Si la vacuna llega a ser exitosa, existe entonces la posibilidad de que Rusia se sume una presea más dentro de sus grandes logros mundiales: a la derrota del nazismo y al envío del primer ser humano al espacio, se le sumaría el primer puesto en el podio de la lucha contra el coronavirus. De paso, ese logro podría colaborar en el refuerzo del rol del Estado y ayudaría a aplacar la crisis social y económica que vive Rusia. En ese sentido, se sumaría a los cambios que se vienen realizando en tal dirección, como el reemplazo de medio gabinete en enero pasado y la posterior reforma de la Constitución para habilitar nuevos mandatos de Putin. El putinismo comienza a sentir el desgaste de dos décadas en el poder y sabe no puede sostenerse únicamente a base de las omnipresentes cámaras de seguridad o de la represión indiscriminada contra opositores, periodistas y disidencias sexuales. El conservadurismo ensayado desde el gobierno se combina en dosis iguales con el pragmatismo para evitar que las transformaciones programadas se vayan fuera de control y desemboquen en una nueva perestroika. 

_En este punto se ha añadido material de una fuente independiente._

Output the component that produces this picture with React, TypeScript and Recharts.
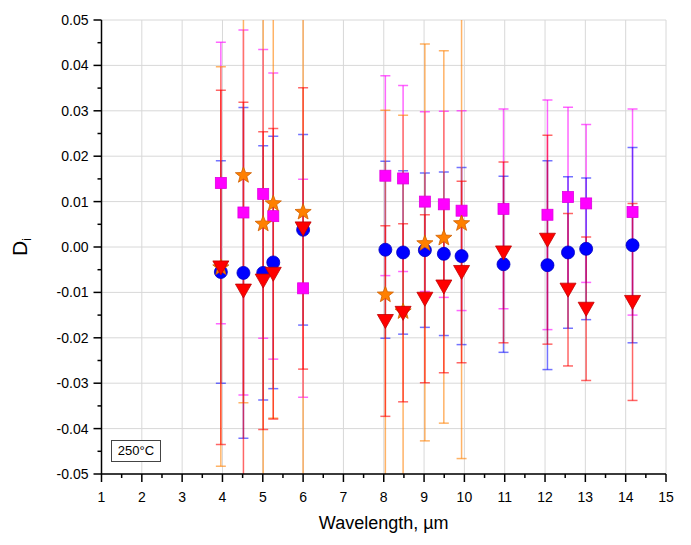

La intromisión del poder político en los asuntos científicos no ayudó a disipar las dudas a los ojos del mundo, más bien todo lo contrario: a los prejuicios del pasado se sumaron los miedos del presente. Preconceptos, urgencias gubernamentales y disputas geopolíticas colocan bajo un manto de sospecha a uno de los primeros antídotos desarrollados a contrarreloj para erradicar la pandemia. Sin embargo, la creación de Sputnik V deja en claro que en menos de doce meses ya podemos contar con una vacuna, que fue desarrollada por una institución con más de cien años de experiencia en la materia y que fue homologada en Argentina por otra institución –la ANMAT–  que se cuenta entre las más prestigiosas de América Latina. En medio de una pandemia inédita que paralizó al mundo, la desconfianza y el rechazo de una vacuna basados únicamente en su lugar de procedencia no solo es prejuicioso y esencialista sino que hasta parece peligroso e inoportuno.